5G in five (not so) easy pieces

Throughout the world, ink is being spilled and electrons exercised in a frenetic focus on fifth generation wireless technology, or 5G. The 5G discussion, with all its permutations and combinations, has grown to resemble an elementary school soccer game where everyone chases the ball, first in one direction, then another.

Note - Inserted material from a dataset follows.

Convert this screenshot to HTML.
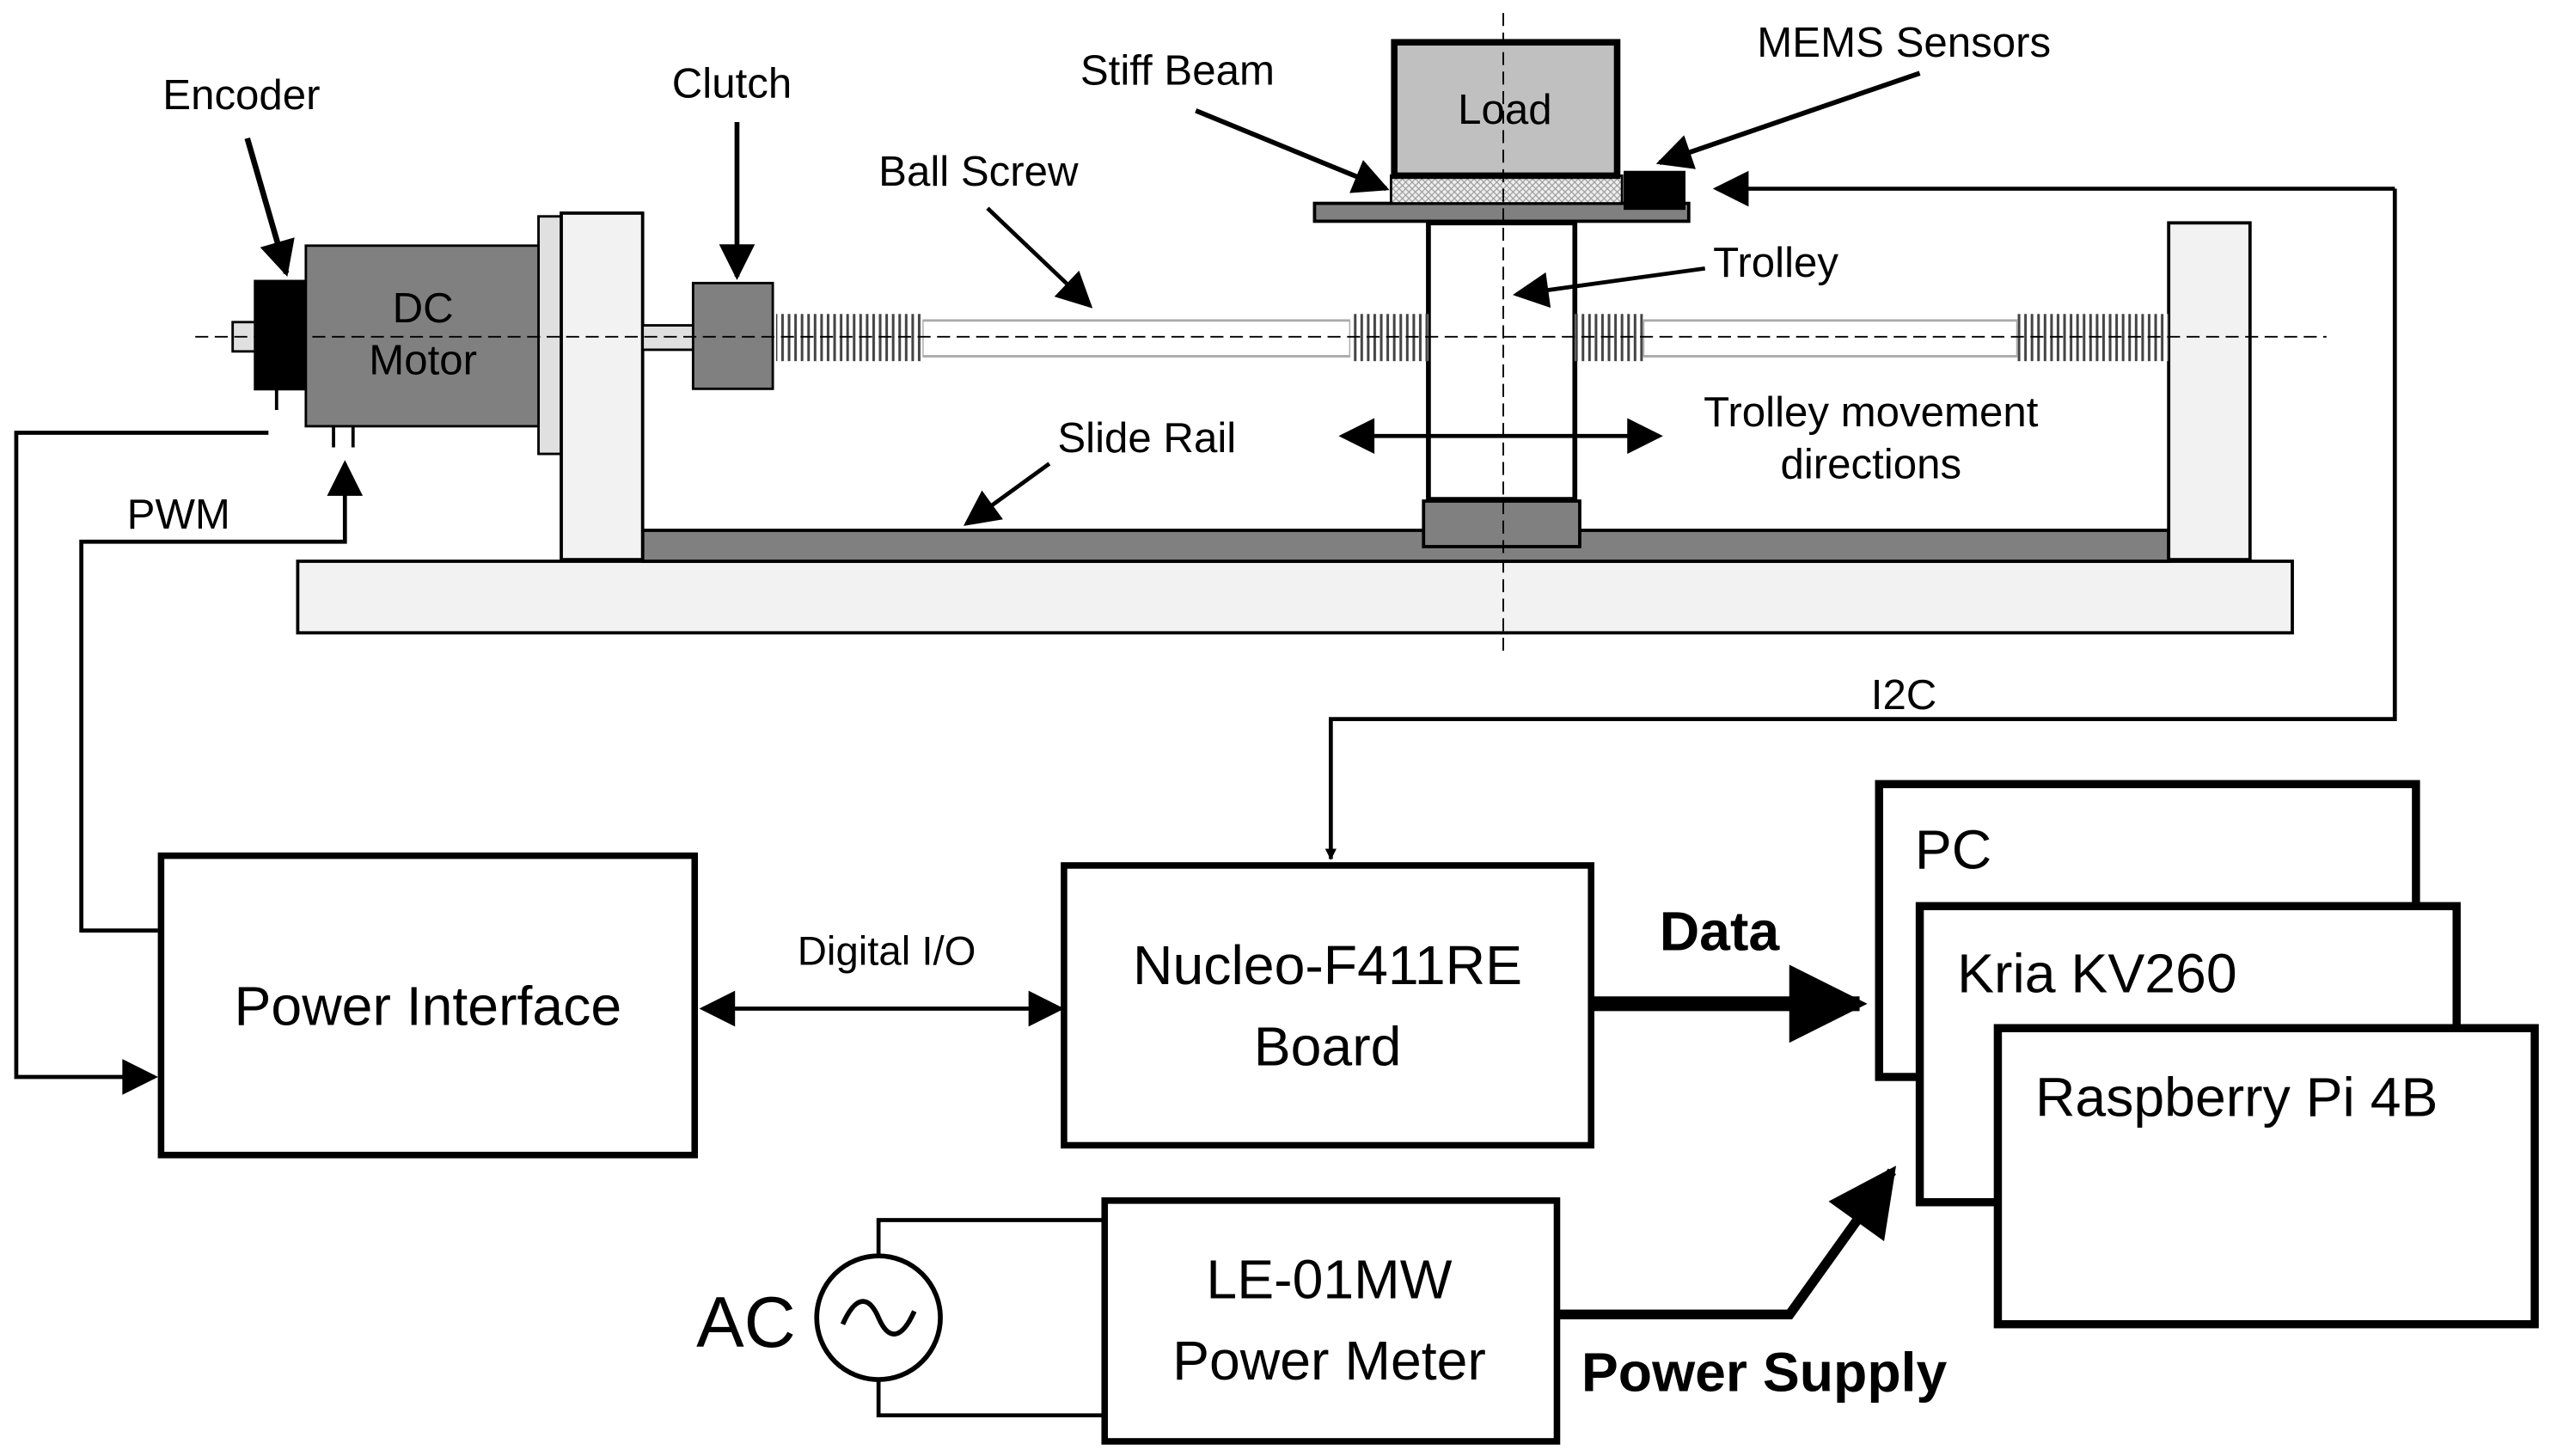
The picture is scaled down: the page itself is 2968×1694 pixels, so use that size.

There are five often misunderstood facts to know about 5G:

  • 5G is revolutionary because it replaces the hardware components of the network with software that “virtualizes” the network by using the common language of Internet Protocol (IP).
  • 5G is evolutionary as both its new radios and the core network functions are defined as a progression from 4G. Like 4G before it, in most markets 5G will roll out in steps.
  • 5G is not transformational, per se. What will be transformative are the applications that will use the network. The United States was not the first to deploy any of the “G’s” of wireless networks, but nonetheless dominates the wireless ecosystem because of the innovative technologies developed by American entrepreneurs for those networks.
  • 5G is a cybersecurity risk because the network is software based. Earlier networks’ reliance on centralized hardware-based functions offered a security-enhancing choke point. Distributed software-based systems, per se, are more vulnerable.
  • 5G is spectrum dependent. In the long run this means new spectrum allocations. While those are underway, however, the evolution has begun using old spectrum assignments.

“Winning 5G” is not so much a “race” as it is a process.